- Instructions for the task -
Nothing after the line with "55, 41, 18, 0]" belongs in the copy; extract the lines below from the top through that line, pictures left out.

══════════════════════════════

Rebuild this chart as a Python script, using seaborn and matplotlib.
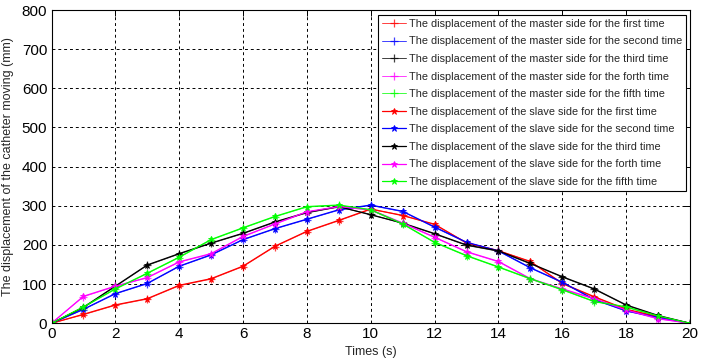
import matplotlib
matplotlib.use("Agg")
import matplotlib.pyplot as plt
import seaborn as sns
import numpy as np

times = list(range(0, 21))

slave_first  = [0, 23, 47, 63, 97, 114, 146, 197, 235, 263, 292, 275, 253, 205, 185, 158, 102, 68, 36, 17, 0]
slave_second = [0, 36, 76, 102, 146, 175, 214, 242, 266, 290, 302, 286, 246, 207, 185, 142, 105, 61, 32, 15, 0]
slave_third  = [0, 41, 95, 149, 178, 205, 230, 259, 283, 298, 277, 256, 229, 200, 185, 153, 119, 88, 47, 20, 0]
slave_forth  = [0, 69, 95, 117, 157, 178, 222, 254, 285, 298, 290, 256, 220, 183, 158, 114, 88, 63, 34, 12, 0]
slave_fifth  = [0, 42, 88, 128, 169, 214, 244, 273, 298, 302, 290, 254, 207, 173, 144, 114, 86, 56, 42, 19, 0]

master_first  = [0, 22, 46, 62, 96, 113, 145, 196, 234, 262, 291, 276, 252, 206, 186, 157, 101, 67, 35, 16, 0]
master_second = [0, 35, 75, 101, 145, 174, 213, 241, 265, 289, 301, 285, 245, 206, 184, 141, 104, 60, 31, 14, 0]
master_third  = [0, 40, 94, 148, 177, 204, 229, 258, 282, 297, 278, 255, 228, 199, 184, 152, 118, 87, 46, 19, 0]
master_forth  = [0, 68, 94, 116, 156, 177, 221, 253, 284, 297, 289, 255, 219, 182, 157, 113, 87, 62, 33, 11, 0]
master_fifth  = [0, 41, 87, 127, 168, 213, 243, 272, 297, 301, 289, 253, 206, 172, 143, 113, 85, 55, 41, 18, 0]

ordinals = ["first", "second", "third", "forth", "fifth"]
colors = ["#ff0000", "#0000ff", "#000000", "#ff00ff", "#00ff00"]
master = [master_first, master_second, master_third, master_forth, master_fifth]
slave = [slave_first, slave_second, slave_third, slave_forth, slave_fifth]

sns.set_style("white")
plt.rcParams['font.family'] = ['Liberation Sans', 'DejaVu Sans']

fig = plt.figure(figsize=(7.01, 3.58), dpi=100)
ax = fig.add_axes([51.5/701, 1 - 323.3/358, (690 - 51.5)/701, (323.3 - 10)/358])

for vals, c, o in zip(master, colors, ordinals):
    sns.lineplot(x=times, y=vals, color=c, marker="+", markersize=6, markeredgewidth=0.9,
                 markeredgecolor=c, markerfacecolor=c,
                 linewidth=0.7, alpha=0.75, ax=ax,
                 label=f"The displacement of the master side for the {o} time")
for vals, c, o in zip(slave, colors, ordinals):
    sns.lineplot(x=times, y=vals, color=c, marker="*", markersize=4.5, markeredgewidth=0.6,
                 markeredgecolor=c, markerfacecolor=c,
                 linewidth=0.9, ax=ax,
                 label=f"The displacement of the slave side for the {o} time")

ax.set_xlim(0, 20)
ax.set_ylim(0, 800)
ax.set_xticks(range(0, 21, 2))
ax.set_yticks(range(0, 801, 100))
ax.grid(True, color="black", linestyle=(0, (3, 3)), linewidth=0.7)
for s in ax.spines.values():
    s.set_color("black")
    s.set_linewidth(0.8)
    s.set_visible(True)
ax.tick_params(direction="in", top=True, right=True, length=4, width=0.7,
               labelsize=11, colors="black", pad=3)
ax.set_xlabel("Times (s)", fontsize=9, labelpad=3)
ax.set_ylabel("The displacement of the catheter moving (mm)", fontsize=9, labelpad=6)

leg = ax.legend(loc="upper right", bbox_to_anchor=(686/701, 1 - 15/358), bbox_transform=fig.transFigure,
                fontsize=7.8, frameon=True, fancybox=False, framealpha=1, edgecolor="black",
                handlelength=2.2, handletextpad=0.3, labelspacing=0.7, borderpad=0.35,
                borderaxespad=0)
leg.get_frame().set_linewidth(0.8)

fig.savefig("out.png", dpi=100)
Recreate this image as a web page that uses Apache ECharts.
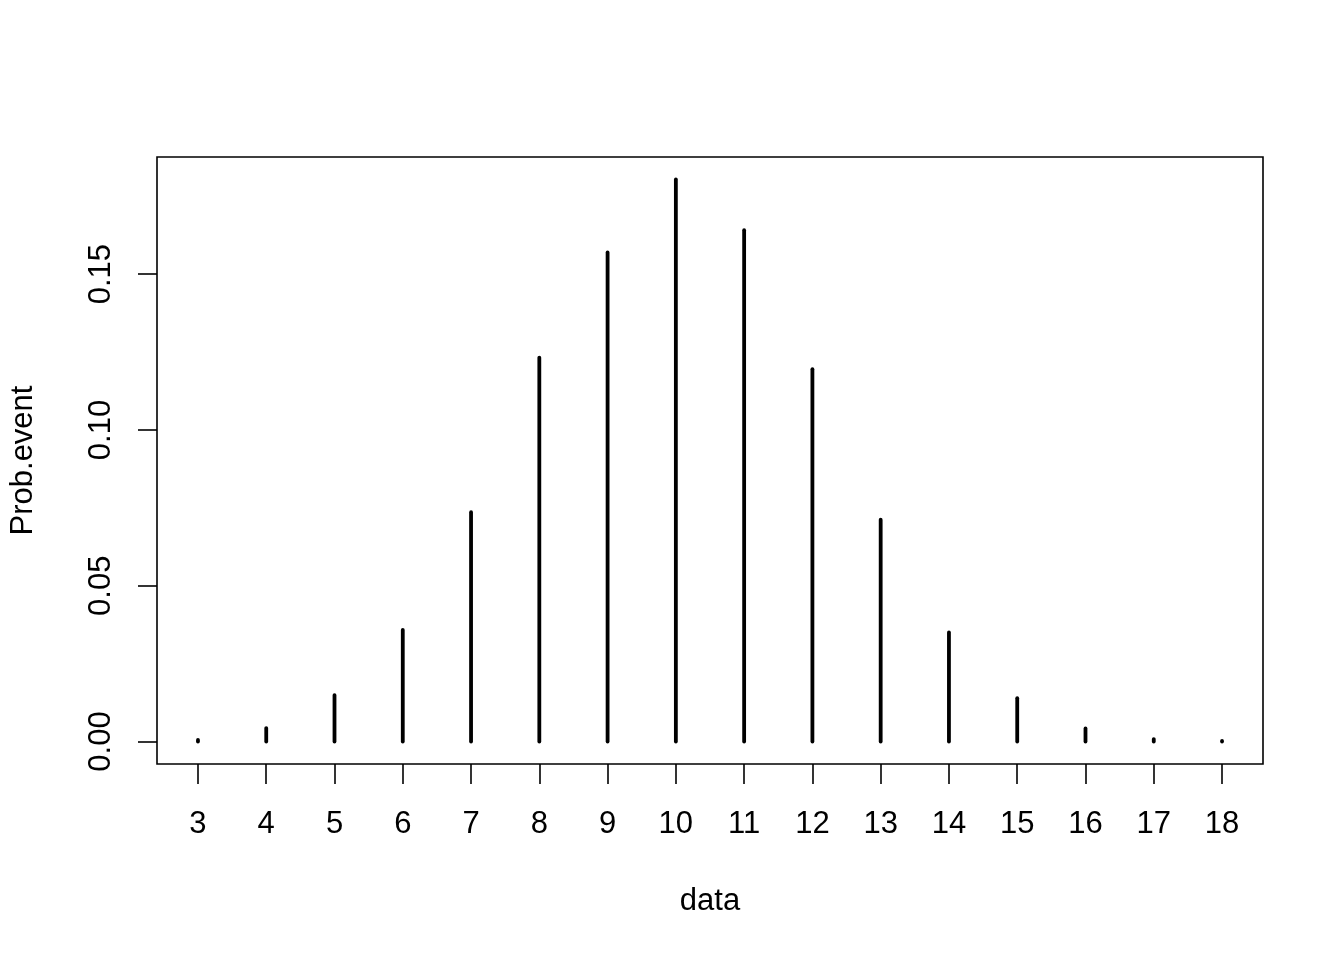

══════════════════════════════

- Solved exercise -
Rebuild this chart as a Python script, using seaborn and matplotlib.
import matplotlib
matplotlib.use("Agg")
import matplotlib.pyplot as plt
import seaborn as sns
import numpy as np

times = list(range(0, 21))

slave_first  = [0, 23, 47, 63, 97, 114, 146, 197, 235, 263, 292, 275, 253, 205, 185, 158, 102, 68, 36, 17, 0]
slave_second = [0, 36, 76, 102, 146, 175, 214, 242, 266, 290, 302, 286, 246, 207, 185, 142, 105, 61, 32, 15, 0]
slave_third  = [0, 41, 95, 149, 178, 205, 230, 259, 283, 298, 277, 256, 229, 200, 185, 153, 119, 88, 47, 20, 0]
slave_forth  = [0, 69, 95, 117, 157, 178, 222, 254, 285, 298, 290, 256, 220, 183, 158, 114, 88, 63, 34, 12, 0]
slave_fifth  = [0, 42, 88, 128, 169, 214, 244, 273, 298, 302, 290, 254, 207, 173, 144, 114, 86, 56, 42, 19, 0]

master_first  = [0, 22, 46, 62, 96, 113, 145, 196, 234, 262, 291, 276, 252, 206, 186, 157, 101, 67, 35, 16, 0]
master_second = [0, 35, 75, 101, 145, 174, 213, 241, 265, 289, 301, 285, 245, 206, 184, 141, 104, 60, 31, 14, 0]
master_third  = [0, 40, 94, 148, 177, 204, 229, 258, 282, 297, 278, 255, 228, 199, 184, 152, 118, 87, 46, 19, 0]
master_forth  = [0, 68, 94, 116, 156, 177, 221, 253, 284, 297, 289, 255, 219, 182, 157, 113, 87, 62, 33, 11, 0]
master_fifth  = [0, 41, 87, 127, 168, 213, 243, 272, 297, 301, 289, 253, 206, 172, 143, 113, 85, 55, 41, 18, 0]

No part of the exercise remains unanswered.